Objective
Starting at the first line of the listing below, repeat each line up to and including the one containing "0.69, 0.75, 0.6];". Leave out pictures.

◇ ◇ ◇

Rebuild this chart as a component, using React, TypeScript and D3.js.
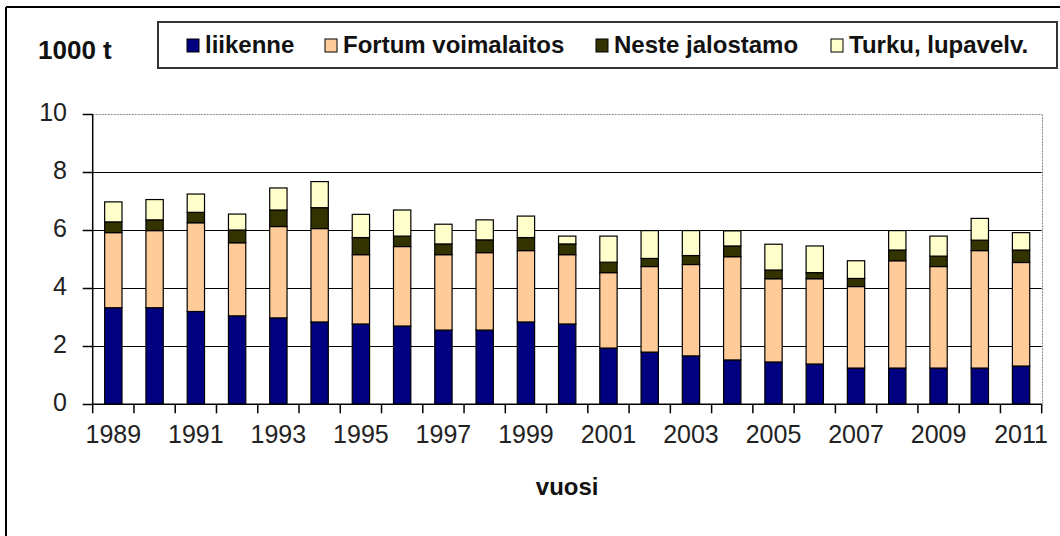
import React from "react";
import * as d3 from "d3";

const years = [
  "1989", "1990", "1991", "1992", "1993", "1994", "1995", "1996", "1997", "1998", "1999", "2000",
  "2001", "2002", "2003", "2004", "2005", "2006", "2007", "2008", "2009", "2010", "2011",
];
const liikenne = [3.33, 3.33, 3.2, 3.05, 2.98, 2.84, 2.77, 2.7, 2.56, 2.56, 2.84, 2.77, 1.94, 1.8, 1.67, 1.53, 1.46, 1.39, 1.25, 1.25, 1.25, 1.25, 1.32];
const fortum = [2.59, 2.66, 3.06, 2.52, 3.15, 3.22, 2.39, 2.74, 2.6, 2.67, 2.46, 2.39, 2.6, 2.95, 3.15, 3.56, 2.87, 2.94, 2.81, 3.7, 3.5, 4.05, 3.57];
const neste = [0.37, 0.37, 0.36, 0.44, 0.57, 0.72, 0.59, 0.36, 0.37, 0.44, 0.45, 0.37, 0.36, 0.28, 0.31, 0.37, 0.3, 0.21, 0.28, 0.37, 0.36, 0.36, 0.43];
const turku = [0.69, 0.7, 0.63, 0.55, 0.76, 0.9, 0.8, 0.9, 0.68, 0.69, 0.74, 0.27, 0.9, 0.96, 0.86, 0.52, 0.89, 0.92, 0.61, 0.67, 0.69, 0.75, 0.6];

const seriesNames = ["liikenne", "Fortum voimalaitos", "Neste jalostamo", "Turku, lupavelv."];
const seriesColors = ["#000080", "#FFCC99", "#333300", "#FFFFCC"];
const yTicks = [0, 2, 4, 6, 8, 10];
const xLabelYears = ["1989", "1991", "1993", "1995", "1997", "1999", "2001", "2003", "2005", "2007", "2009", "2011"];
const yUnit = "1000 t";
const xTitle = "vuosi";

const W = 1060;
const H = 536;
const plot = { left: 92.7, right: 1041.7, top: 114.3, bottom: 404.3 };
const legendBox = { x: 158, y: 22, w: 899, h: 46 };
const legendX = [187, 325, 596, 831];
const FONT = "'Liberation Sans', Arial, sans-serif";

export default function App() {
  const x = d3.scaleBand<string>().domain(years).range([plot.left, plot.right]).padding(0);
  const y = d3.scaleLinear().domain([0, 10]).range([plot.bottom, plot.top]);
  const step = x.step();
  const barW = step * 0.42;

  const table = years.map((yr, i) => ({
    year: yr,
    s0: liikenne[i],
    s1: fortum[i],
    s2: neste[i],
    s3: turku[i],
  }));
  const stack = d3.stack<any>().keys(["s0", "s1", "s2", "s3"]);
  const layers = stack(table);

  return (
    <svg width={W} height={H} style={{ position: "absolute", left: 0, top: 0, background: "#fff" }} fontFamily={FONT}>
      <rect x={0} y={0} width={W} height={H} fill="#fff" />
      {/* outer frame */}
      <line x1={6} y1={7} x2={W} y2={7} stroke="#000" strokeWidth={2} />
      <line x1={6} y1={7} x2={6} y2={H} stroke="#000" strokeWidth={2} />

      {/* legend */}
      <rect x={legendBox.x} y={legendBox.y} width={legendBox.w} height={legendBox.h} fill="#fff" stroke="#333" strokeWidth={2} />
      {seriesNames.map((name, i) => (
        <g key={name}>
          <rect x={legendX[i]} y={39} width={12} height={13} fill={seriesColors[i]} stroke="#000" strokeWidth={1} />
          <text x={legendX[i] + 18} y={53} fontSize={24} fontWeight="bold" fill="#111">
            {name}
          </text>
        </g>
      ))}

      {/* unit */}
      <text x={38} y={59} fontSize={26} fontWeight="bold" fill="#111">
        {yUnit}
      </text>

      {/* gridlines */}
      {yTicks.filter((t) => t > 0 && t < 10).map((t) => (
        <line key={t} x1={plot.left} x2={plot.right} y1={Math.round(y(t)) + 0.5} y2={Math.round(y(t)) + 0.5} stroke="#000" strokeWidth={1} />
      ))}
      <line x1={plot.left} x2={plot.right} y1={Math.round(y(10)) + 0.5} y2={Math.round(y(10)) + 0.5} stroke="#888" strokeWidth={1} strokeDasharray="2,1" />
      <line x1={Math.round(plot.right) + 0.5} x2={Math.round(plot.right) + 0.5} y1={y(10)} y2={y(0)} stroke="#888" strokeWidth={1} strokeDasharray="2,1" />

      {/* bars */}
      {layers.map((layer, li) => (
        <g key={li}>
          {layer.map((d, i) => {
            const cx = (x(years[i]) as number) + step / 2;
            return (
              <rect
                key={i}
                x={cx - barW / 2}
                y={y(d[1])}
                width={barW}
                height={y(d[0]) - y(d[1])}
                fill={seriesColors[li]}
                stroke="#000"
                strokeWidth={1.2}
              />
            );
          })}
        </g>
      ))}

      {/* y axis */}
      <line x1={plot.left} x2={plot.left} y1={y(10)} y2={y(0)} stroke="#000" strokeWidth={1.5} />
      {yTicks.map((t) => (
        <g key={t}>
          <line x1={plot.left - 10} x2={plot.left} y1={Math.round(y(t)) + 0.5} y2={Math.round(y(t)) + 0.5} stroke="#000" strokeWidth={1.5} />
          <text x={67} y={y(t)} dy="0.28em" textAnchor="end" fontSize={25} fill="#222">
            {t}
          </text>
        </g>
      ))}

      {/* x axis */}
      <line x1={plot.left} x2={plot.right} y1={plot.bottom} y2={plot.bottom} stroke="#000" strokeWidth={1.5} />
      {years.concat(["end"]).map((yr, i) => {
        const xx = plot.left + i * step;
        return <line key={yr} x1={xx} x2={xx} y1={plot.bottom} y2={plot.bottom + 9} stroke="#000" strokeWidth={1.5} />;
      })}
      {xLabelYears.map((yr) => (
        <text key={yr} x={(x(yr) as number) + step / 2} y={443} textAnchor="middle" fontSize={25} fill="#222">
          {yr}
        </text>
      ))}

      {/* x title */}
      <text x={(plot.left + plot.right) / 2} y={495} textAnchor="middle" fontSize={24} fontWeight="bold" fill="#111">
        {xTitle}
      </text>
    </svg>
  );
}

◇ ◇ ◇

Reply
Rebuild this chart as a component, using React, TypeScript and D3.js.
import React from "react";
import * as d3 from "d3";

const years = [
  "1989", "1990", "1991", "1992", "1993", "1994", "1995", "1996", "1997", "1998", "1999", "2000",
  "2001", "2002", "2003", "2004", "2005", "2006", "2007", "2008", "2009", "2010", "2011",
];
const liikenne = [3.33, 3.33, 3.2, 3.05, 2.98, 2.84, 2.77, 2.7, 2.56, 2.56, 2.84, 2.77, 1.94, 1.8, 1.67, 1.53, 1.46, 1.39, 1.25, 1.25, 1.25, 1.25, 1.32];
const fortum = [2.59, 2.66, 3.06, 2.52, 3.15, 3.22, 2.39, 2.74, 2.6, 2.67, 2.46, 2.39, 2.6, 2.95, 3.15, 3.56, 2.87, 2.94, 2.81, 3.7, 3.5, 4.05, 3.57];
const neste = [0.37, 0.37, 0.36, 0.44, 0.57, 0.72, 0.59, 0.36, 0.37, 0.44, 0.45, 0.37, 0.36, 0.28, 0.31, 0.37, 0.3, 0.21, 0.28, 0.37, 0.36, 0.36, 0.43];
const turku = [0.69, 0.7, 0.63, 0.55, 0.76, 0.9, 0.8, 0.9, 0.68, 0.69, 0.74, 0.27, 0.9, 0.96, 0.86, 0.52, 0.89, 0.92, 0.61, 0.67, 0.69, 0.75, 0.6];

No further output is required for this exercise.